# [Given problem]
Skip all pictures. Write out the data below from its first line through the line that contains "from matplotlib.transforms import".

════════════════════

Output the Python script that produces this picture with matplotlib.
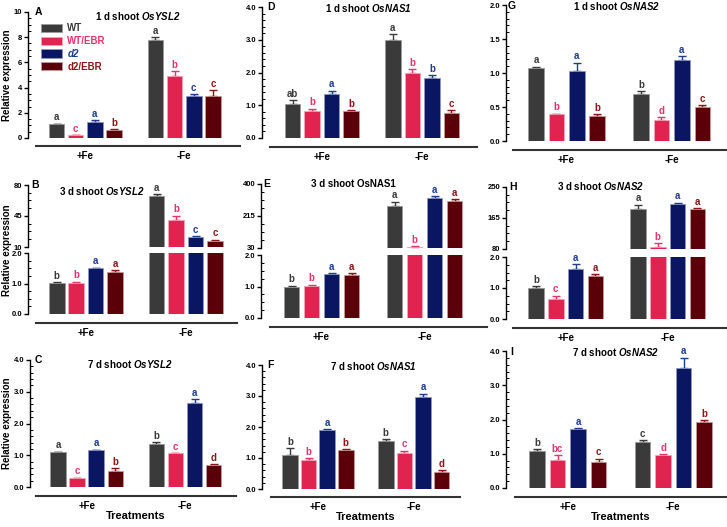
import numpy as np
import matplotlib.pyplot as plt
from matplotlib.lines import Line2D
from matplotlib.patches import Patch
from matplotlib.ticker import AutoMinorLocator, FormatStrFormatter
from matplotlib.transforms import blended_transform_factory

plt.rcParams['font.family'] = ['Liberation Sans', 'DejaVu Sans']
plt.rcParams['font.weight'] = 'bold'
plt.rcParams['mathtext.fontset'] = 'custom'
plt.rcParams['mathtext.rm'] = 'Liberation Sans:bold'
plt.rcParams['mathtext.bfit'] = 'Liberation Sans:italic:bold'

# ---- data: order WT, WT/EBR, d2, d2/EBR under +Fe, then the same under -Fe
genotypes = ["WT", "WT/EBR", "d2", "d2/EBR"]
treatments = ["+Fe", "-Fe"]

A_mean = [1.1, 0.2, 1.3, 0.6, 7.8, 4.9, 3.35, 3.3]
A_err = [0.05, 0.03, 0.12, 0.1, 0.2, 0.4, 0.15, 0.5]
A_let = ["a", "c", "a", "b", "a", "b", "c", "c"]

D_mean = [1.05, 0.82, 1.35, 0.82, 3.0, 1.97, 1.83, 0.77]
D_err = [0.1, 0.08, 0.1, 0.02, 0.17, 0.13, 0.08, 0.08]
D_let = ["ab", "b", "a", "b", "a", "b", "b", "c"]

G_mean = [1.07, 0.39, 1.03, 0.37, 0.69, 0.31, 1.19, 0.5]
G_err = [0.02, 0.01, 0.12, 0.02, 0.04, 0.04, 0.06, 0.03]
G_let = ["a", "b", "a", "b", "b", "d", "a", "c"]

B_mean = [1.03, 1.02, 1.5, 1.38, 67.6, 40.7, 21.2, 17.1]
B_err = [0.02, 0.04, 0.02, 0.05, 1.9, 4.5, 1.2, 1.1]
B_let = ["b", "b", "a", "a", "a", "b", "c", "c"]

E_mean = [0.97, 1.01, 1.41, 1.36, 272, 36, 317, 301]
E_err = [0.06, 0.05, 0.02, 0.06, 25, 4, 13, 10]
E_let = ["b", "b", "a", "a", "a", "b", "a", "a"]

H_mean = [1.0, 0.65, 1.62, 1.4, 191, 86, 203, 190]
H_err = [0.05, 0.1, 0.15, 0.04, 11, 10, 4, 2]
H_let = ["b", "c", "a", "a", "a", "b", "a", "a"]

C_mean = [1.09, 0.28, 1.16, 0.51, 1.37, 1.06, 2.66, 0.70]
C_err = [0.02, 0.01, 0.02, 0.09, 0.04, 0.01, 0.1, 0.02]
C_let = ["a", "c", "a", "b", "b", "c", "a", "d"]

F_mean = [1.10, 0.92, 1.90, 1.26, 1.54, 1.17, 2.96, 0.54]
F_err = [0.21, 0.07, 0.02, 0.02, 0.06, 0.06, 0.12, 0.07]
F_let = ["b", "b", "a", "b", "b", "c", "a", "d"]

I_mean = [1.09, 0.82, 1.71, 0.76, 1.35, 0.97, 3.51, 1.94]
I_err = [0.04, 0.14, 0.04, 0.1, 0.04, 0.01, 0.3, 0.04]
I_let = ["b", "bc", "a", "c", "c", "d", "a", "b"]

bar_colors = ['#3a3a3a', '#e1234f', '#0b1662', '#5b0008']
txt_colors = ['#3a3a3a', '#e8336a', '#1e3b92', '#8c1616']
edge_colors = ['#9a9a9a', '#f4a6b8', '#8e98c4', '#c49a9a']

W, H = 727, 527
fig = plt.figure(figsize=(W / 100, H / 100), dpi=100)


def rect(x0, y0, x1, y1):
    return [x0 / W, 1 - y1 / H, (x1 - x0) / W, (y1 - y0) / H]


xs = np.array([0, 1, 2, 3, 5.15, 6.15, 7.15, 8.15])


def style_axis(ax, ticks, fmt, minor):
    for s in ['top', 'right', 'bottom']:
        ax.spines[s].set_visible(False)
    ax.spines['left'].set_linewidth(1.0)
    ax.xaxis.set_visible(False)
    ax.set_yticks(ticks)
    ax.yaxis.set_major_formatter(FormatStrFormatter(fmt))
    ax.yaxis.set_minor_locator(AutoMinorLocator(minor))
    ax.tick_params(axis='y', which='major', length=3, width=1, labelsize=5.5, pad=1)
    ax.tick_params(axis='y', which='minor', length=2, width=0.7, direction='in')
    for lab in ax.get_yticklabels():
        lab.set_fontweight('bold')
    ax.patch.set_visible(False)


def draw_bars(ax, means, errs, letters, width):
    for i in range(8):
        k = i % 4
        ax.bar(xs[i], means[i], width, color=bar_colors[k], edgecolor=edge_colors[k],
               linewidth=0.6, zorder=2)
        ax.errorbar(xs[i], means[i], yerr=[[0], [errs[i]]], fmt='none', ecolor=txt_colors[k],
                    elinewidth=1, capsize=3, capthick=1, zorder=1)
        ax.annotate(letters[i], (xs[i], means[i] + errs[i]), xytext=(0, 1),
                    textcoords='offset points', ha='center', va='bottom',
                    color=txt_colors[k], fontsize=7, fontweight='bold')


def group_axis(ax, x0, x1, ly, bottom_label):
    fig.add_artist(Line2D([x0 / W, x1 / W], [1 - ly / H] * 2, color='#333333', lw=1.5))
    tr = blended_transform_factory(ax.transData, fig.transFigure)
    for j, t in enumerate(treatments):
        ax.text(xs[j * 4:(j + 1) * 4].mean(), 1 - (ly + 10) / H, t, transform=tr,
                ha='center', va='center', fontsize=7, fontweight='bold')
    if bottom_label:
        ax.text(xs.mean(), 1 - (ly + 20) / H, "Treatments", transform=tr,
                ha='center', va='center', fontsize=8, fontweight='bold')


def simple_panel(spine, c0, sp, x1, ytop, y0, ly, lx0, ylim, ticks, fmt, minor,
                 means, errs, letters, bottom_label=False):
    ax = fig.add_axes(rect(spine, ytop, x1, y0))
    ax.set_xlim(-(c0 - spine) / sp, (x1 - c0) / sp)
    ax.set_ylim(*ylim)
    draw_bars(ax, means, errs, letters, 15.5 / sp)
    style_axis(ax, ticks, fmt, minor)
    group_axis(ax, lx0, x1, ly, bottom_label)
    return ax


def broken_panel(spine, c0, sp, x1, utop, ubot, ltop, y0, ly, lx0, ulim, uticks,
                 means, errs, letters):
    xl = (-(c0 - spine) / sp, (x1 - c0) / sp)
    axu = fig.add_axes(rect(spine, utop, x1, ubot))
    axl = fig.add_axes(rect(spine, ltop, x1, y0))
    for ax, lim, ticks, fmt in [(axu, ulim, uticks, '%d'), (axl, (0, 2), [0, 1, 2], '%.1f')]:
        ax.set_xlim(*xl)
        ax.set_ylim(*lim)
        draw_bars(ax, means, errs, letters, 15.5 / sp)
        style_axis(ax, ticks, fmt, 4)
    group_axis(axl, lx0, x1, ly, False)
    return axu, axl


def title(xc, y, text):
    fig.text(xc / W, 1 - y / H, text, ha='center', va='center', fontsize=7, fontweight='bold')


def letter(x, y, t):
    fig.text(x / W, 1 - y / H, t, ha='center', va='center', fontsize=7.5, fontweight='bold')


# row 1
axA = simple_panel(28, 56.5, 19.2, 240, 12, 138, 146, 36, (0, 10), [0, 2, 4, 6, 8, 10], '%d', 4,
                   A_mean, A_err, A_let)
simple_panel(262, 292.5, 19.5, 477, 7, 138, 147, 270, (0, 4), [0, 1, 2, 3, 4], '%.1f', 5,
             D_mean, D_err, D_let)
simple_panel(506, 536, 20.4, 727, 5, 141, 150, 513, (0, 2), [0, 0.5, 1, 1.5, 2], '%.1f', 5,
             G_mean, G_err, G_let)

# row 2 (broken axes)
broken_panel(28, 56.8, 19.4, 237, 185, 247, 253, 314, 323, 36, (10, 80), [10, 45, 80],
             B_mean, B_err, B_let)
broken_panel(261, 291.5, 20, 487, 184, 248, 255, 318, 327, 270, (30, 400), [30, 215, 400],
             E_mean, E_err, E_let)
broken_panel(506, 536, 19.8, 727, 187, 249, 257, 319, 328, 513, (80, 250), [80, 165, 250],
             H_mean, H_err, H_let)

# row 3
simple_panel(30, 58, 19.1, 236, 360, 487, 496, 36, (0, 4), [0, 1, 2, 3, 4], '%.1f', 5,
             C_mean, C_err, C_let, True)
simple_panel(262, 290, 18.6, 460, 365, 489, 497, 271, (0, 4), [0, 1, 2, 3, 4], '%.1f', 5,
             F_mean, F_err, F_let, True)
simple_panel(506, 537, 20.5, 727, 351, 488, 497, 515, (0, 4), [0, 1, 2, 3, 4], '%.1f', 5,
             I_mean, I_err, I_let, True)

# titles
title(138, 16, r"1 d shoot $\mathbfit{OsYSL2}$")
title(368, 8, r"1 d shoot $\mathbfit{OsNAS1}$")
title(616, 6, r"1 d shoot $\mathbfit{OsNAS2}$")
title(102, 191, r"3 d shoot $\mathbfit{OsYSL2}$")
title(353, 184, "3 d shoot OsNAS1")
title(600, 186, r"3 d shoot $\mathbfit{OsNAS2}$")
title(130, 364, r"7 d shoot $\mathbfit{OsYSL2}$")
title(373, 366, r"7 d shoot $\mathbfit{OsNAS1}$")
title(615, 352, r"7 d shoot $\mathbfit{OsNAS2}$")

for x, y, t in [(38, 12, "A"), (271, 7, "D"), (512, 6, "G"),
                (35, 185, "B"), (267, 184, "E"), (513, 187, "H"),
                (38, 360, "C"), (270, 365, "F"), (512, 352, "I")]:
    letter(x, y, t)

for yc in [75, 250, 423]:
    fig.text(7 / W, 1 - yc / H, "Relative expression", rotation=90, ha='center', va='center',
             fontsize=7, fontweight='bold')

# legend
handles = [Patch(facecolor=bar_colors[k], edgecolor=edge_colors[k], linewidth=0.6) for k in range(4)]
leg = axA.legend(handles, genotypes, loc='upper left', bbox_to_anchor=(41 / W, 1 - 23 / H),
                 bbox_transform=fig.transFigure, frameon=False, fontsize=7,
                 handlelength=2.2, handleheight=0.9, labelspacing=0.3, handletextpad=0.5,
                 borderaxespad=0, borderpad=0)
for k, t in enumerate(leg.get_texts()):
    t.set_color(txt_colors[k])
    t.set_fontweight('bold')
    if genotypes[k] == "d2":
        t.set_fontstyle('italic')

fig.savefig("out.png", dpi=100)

════════════════════

# [Output of the exercise]
Output the Python script that produces this picture with matplotlib.
import numpy as np
import matplotlib.pyplot as plt
from matplotlib.lines import Line2D
from matplotlib.patches import Patch
from matplotlib.ticker import AutoMinorLocator, FormatStrFormatter
from matplotlib.transforms import blended_transform_factory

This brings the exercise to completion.